In sum, we conclude there is not substantial evidence of record that the District's "last-known address" for form 142c purposes was the address cited in OAR's decision (which included Ruth Shuler's name and room number); nor is there substantial evidence of record that the District's "last-known address" was the address to which DOES mailed notice of its initial determination (the D.C. Personnel's general address). See D.C. Code § 1-1509 (e) (1987); Citizens Ass'n of Georgetown, Inc. v. District of Columbia Zoning Comm'n, 402 A.2d 36, 41-42 (D.C. 1979). We therefore cannot say the District employer's appeal was, or was not, untimely; the record is too incomplete for a definitive decision. Accordingly, the agency's decision to deny claimant's benefits is reversed, and the case is remanded for further proceedings.
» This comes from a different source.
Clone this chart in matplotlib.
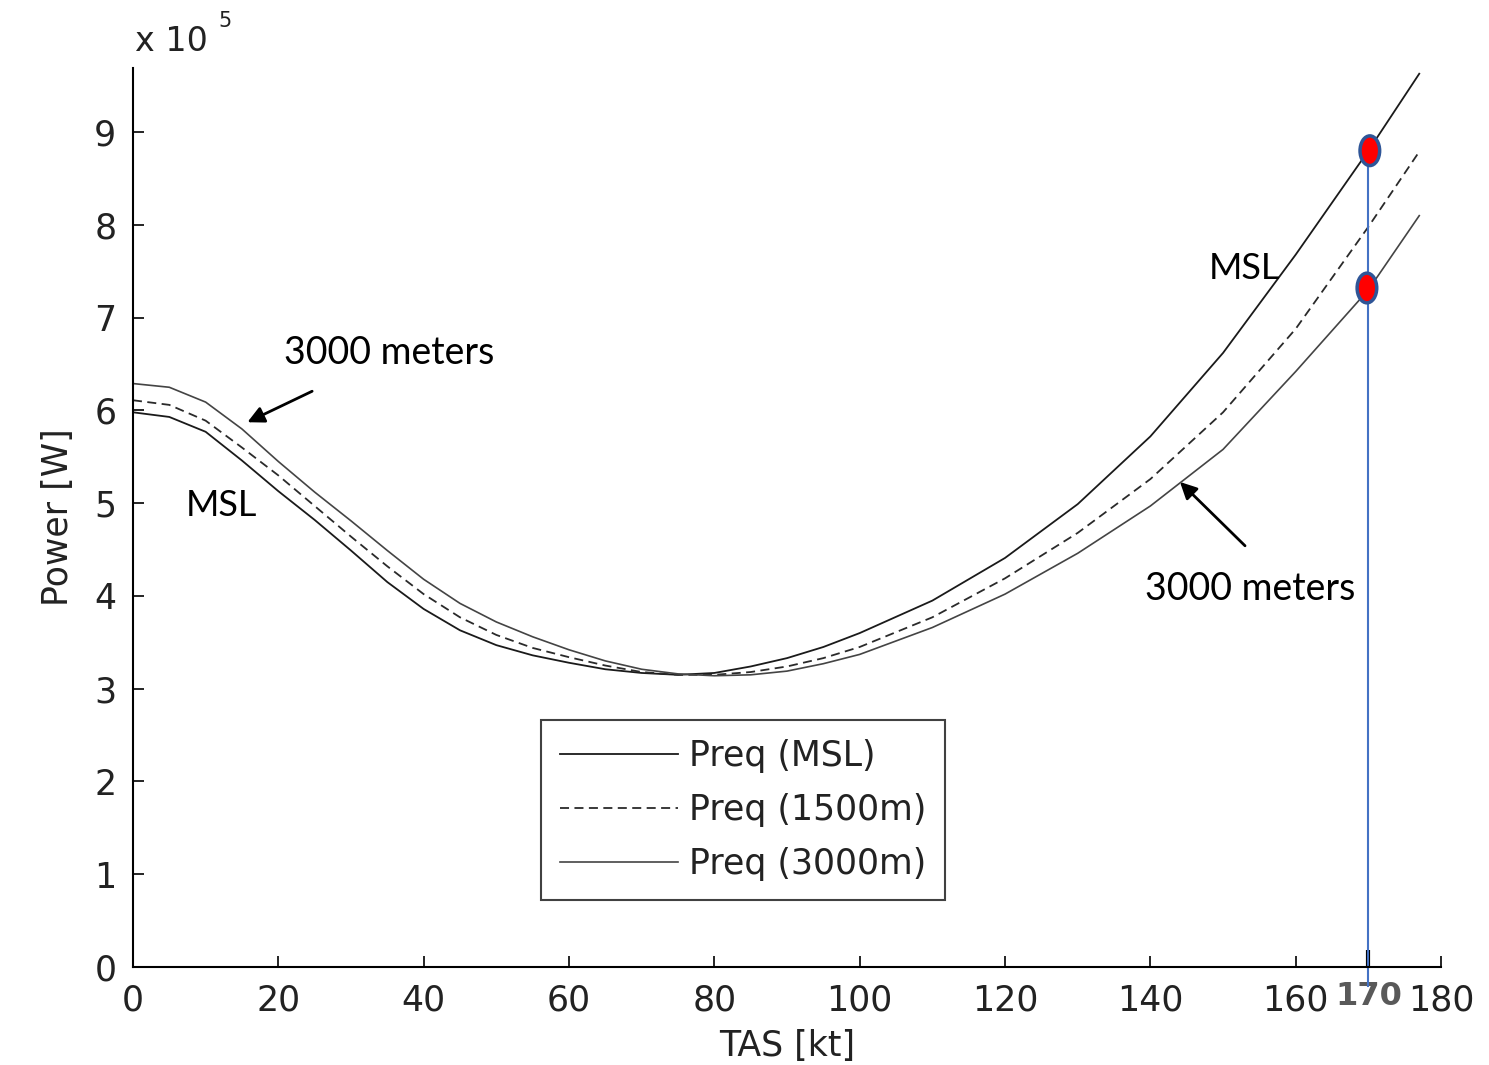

PRYOR, Senior Judge, Dissenting: The majority provides that when an appeals examiner determines the "last known address" of an employer, he or she may not merely accept the agency's representation that it knew a certain address to be correct. Rather, even in cases such as this where there is no evidence to the contrary, the factfinder must inquire about the source of the agency's professed knowledge. The examiner then must determine the reasonableness of the agency's belief that it used (or in this case, did not use) the correct address.
While the procedure required by the majority is not itself objectionable, on the present record I conclude that a remand is unnecessary. Here, there was evidence that the agency normally sends 142c forms to a more precise address than it did in this case, and that the District never received the notice. Accordingly, it was proper for the OAR to conclude that the agency did not send notice to the District's "last known address." See MacKenzie v. District of Columbia Unemployment Compensation Board, 129 U.S. App. D.C. 258, 259, 393 F.2d 659, 660 (1968).